Simon Rosenberg, the president and founder of NDN and a Democrat with past experience working in South Florida, said Garcia would be the best candidate for the party. He added that Garcia’s candidacy would be particularly important because the 25th district race means more to some Democrats than simply picking up a House seat.
“This is not a typical Congressional fight right now,” Rosenberg said. “This has implication for control of the most important swing state in American politics. … The Cuban-American political machine in South Florida was instrumental in giving George Bush the presidency in 2000. To break apart the Republican Cuban machine in South Florida is a national priority for the Democratic Party.”
Garcia, the former executive director of the Cuban American National Foundation, has the credentials and the contacts to run the kind of campaign that could begin to dismantle the GOP’s long-standing alliance with South Florida’s large Cuban-American community.
Last cycle, Garcia proved a prolific fundraiser, eventually raising about $1.8 million after entering the race in February 2008.
He was outspent by Mario Diaz-Balart by about $800,000, but the financial playing field should be a little more even in an open-seat race.
Democrats also view the swing district as a potential pickup opportunity because voter registration has been trending in their direction.

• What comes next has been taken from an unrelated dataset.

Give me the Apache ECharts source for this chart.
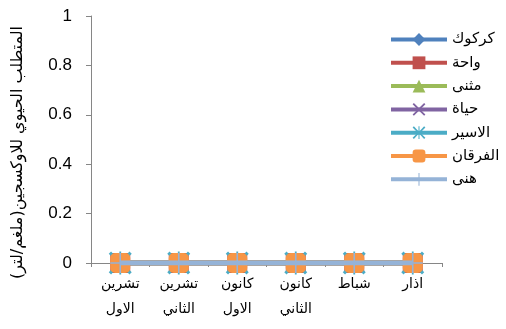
<!DOCTYPE html>
<html>
<head>
<meta charset="utf-8">
<script src="https://cdn.jsdelivr.net/npm/echarts@6/dist/echarts.min.js"></script>
<style>
  html, body { margin: 0; padding: 0; background: #fff; }
  #chart { width: 506px; height: 329px; }
</style>
</head>
<body>
<div id="chart"></div>
<script>
// Months (x axis), two-line labels
const months = ['تشرين\nالاول', 'تشرين\nالثاني', 'كانون\nالاول', 'كانون\nالثاني', 'شباط', 'اذار'];

// Station values per month (mg/L)
const kirkuk   = [0, 0, 0, 0, 0, 0];
const waha     = [0, 0, 0, 0, 0, 0];
const muthanna = [0, 0, 0, 0, 0, 0];
const hayat    = [0, 0, 0, 0, 0, 0];
const alaseer  = [0, 0, 0, 0, 0, 0];
const alfurqan = [0, 0, 0, 0, 0, 0];
const hana     = [0, 0, 0, 0, 0, 0];

const seriesNames = ['كركوك', 'واحة', 'مثنى', 'حياة', 'الاسير', 'الفرقان', 'هنى'];
const yTicks = [0, 0.2, 0.4, 0.6, 0.8, 1];

const xShape = 'path://M1,0L5,4L9,0L10,1L6,5L10,9L9,10L5,6L1,10L0,9L4,5L0,1Z';
const starShape = 'path://M1,0L4.6,3.9L4.6,0L5.4,0L5.4,3.9L9,0L10,1L6,5L10,9L9,10L5.4,6.1L5.4,10L4.6,10L4.6,6.1L1,10L0,9L4,5L0,1Z';
const plusShape = 'path://M4.6,0L5.4,0L5.4,4.6L10,4.6L10,5.4L5.4,5.4L5.4,10L4.6,10L4.6,5.4L0,5.4L0,4.6L4.6,4.6Z';

const styles = [
  { data: kirkuk,   color: '#4F81BD', symbol: 'diamond',   size: 14 },
  { data: waha,     color: '#C0504D', symbol: 'rect',      size: 20 },
  { data: muthanna, color: '#9BBB59', symbol: 'triangle',  size: 14 },
  { data: hayat,    color: '#8064A2', symbol: xShape,      size: 18 },
  { data: alaseer,  color: '#4BACC6', symbol: starShape,   size: 23 },
  { data: alfurqan, color: '#F79646', symbol: 'roundRect', size: 20 },
  { data: hana,     color: '#95B3D7', symbol: plusShape,   size: 20 }
];

const chart = echarts.init(document.getElementById('chart'), null, { renderer: 'canvas' });

chart.setOption({
  animation: false,
  backgroundColor: '#ffffff',
  textStyle: { fontFamily: 'Liberation Serif, DejaVu Sans, serif' },
  grid: { left: 91, right: 64, top: 16, bottom: 66 },
  legend: {
    orient: 'vertical',
    left: 384,
    top: 27,
    itemWidth: 56,
    itemHeight: 16,
    itemGap: 8.3,
    itemStyle: { borderWidth: 0 },
    lineStyle: { width: 4 },
    textStyle: { fontFamily: 'DejaVu Sans, sans-serif', fontSize: 15, color: '#000', padding: [0, 0, 0, 0] },
    data: seriesNames
  },
  xAxis: {
    type: 'category',
    data: months,
    boundaryGap: true,
    axisLine: { lineStyle: { color: '#868686', width: 1 } },
    axisTick: { show: true, length: 4, lineStyle: { color: '#868686' } },
    axisLabel: {
      color: '#000',
      fontFamily: 'DejaVu Sans, sans-serif',
      fontSize: 14,
      lineHeight: 25,
      margin: 9,
      interval: 0
    }
  },
  yAxis: {
    type: 'value',
    min: 0,
    max: 1,
    interval: 0.2,
    name: 'المتطلب الحيوي للاوكسجين(ملغم/لتر)',
    nameLocation: 'middle',
    nameGap: 65,
    nameRotate: 90,
    nameTextStyle: { fontFamily: 'DejaVu Sans, sans-serif', fontSize: 16, color: '#000', padding: [0, 26, 0, 0] },
    splitLine: { show: false },
    axisLine: { show: true, lineStyle: { color: '#868686', width: 1 } },
    axisTick: { show: true, length: 5, lineStyle: { color: '#868686' } },
    axisLabel: {
      color: '#000',
      fontFamily: 'Liberation Sans, sans-serif',
      fontSize: 17,
      margin: 19,
      formatter: v => (yTicks.includes(Math.round(v * 10) / 10) ? String(Math.round(v * 10) / 10) : '')
    }
  },
  series: styles.map((s, i) => ({
    name: seriesNames[i],
    type: 'line',
    data: s.data,
    symbol: s.symbol,
    symbolSize: s.size,
    showAllSymbol: true,
    lineStyle: { color: s.color, width: 5 },
    itemStyle: { color: s.color },
    z: 2 + i
  }))
});
</script>
</body>
</html>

In 2006, Republicans had a 21,000-voter registration advantage in the district. In 2008 that advantage dropped to just 2,000, and as of the first of this year Democrats had about a 600-voter registration advantage.
Ironically enough, Democrats point out that it was Mario Diaz-Balart who helped draw the original lines of the 25th district when he served as chairman of the state Legislature’s Congressional redistricting committee after the 2000 Census.
“Clearly Mario felt that seat was no longer safe,” Rosenberg said. “His own admission by moving means Republicans believe this seat is up for grabs.”
Republicans say they are confident they’ll hold the seat and that Democrats are exaggerating how competitive the district really is.
“South Floridians have been sending Republicans to Congress for decades,” said National Republican Congressional Committee spokeswoman Joanna Burgos.
The party’s chances could be helped by races further up the ballot, especially if Cuban-American Marco Rubio is the Republican Senate nominee.
But first the GOP will have to sort out what may become a contentious primary.
Two well-known Republicans considering the race are state Senate Majority Leader Alex Diaz de la Portilla and state Rep. David Rivera, who is running for state Senate.
Rivera has said he will make his decision by the beginning of March, but de la Portilla has expressed confidence in his ability to win the primary.
De la Portilla has already promised to hand the state Representative an “ass whooping” in a primary.
Rivera and de la Portilla have tangled in the political ring previously. In 2008, Rivera beat de la Portilla by 4 points in a five-way race for GOP state committeeman in Miami-Dade County.
Rivera may be helped by the fact that he is closer to the Diaz-Balart dynasty.
He was in Washington, D.C., last week to discuss the contest with NRCC officials. In an interview, Rivera said the Diaz-Balarts “are like brothers [to me], and I consider them mentors.”
Rivera pointed out that he first got to know the family when he was still in college and volunteered for Lincoln Diaz-Balart’s 1986 state House campaign.
De la Portilla said Monday that he has secured a meeting with Mario Diaz-Balart for later this week along with a promise that the Congressman would not get involved in the race until after they sat down.
Rivera also responded to de la Portilla’s assessment of a potential primary matchup.
“I haven’t commented because I would never dignify profanity or vulgarities being used by a public official with any type of response,” Rivera said. “It’s demeaning to the process and to our community to speak in those terms over such a consequential matter as an election.”
Rivera, whose state House district mostly falls within the 25th district, said the results from the 2008 state committeeman race speak for themselves.
De la Portilla said he believes voters will be more interested in his 16 years of public service than in Rivera’s “eight years of doing hack work in Tallahassee.”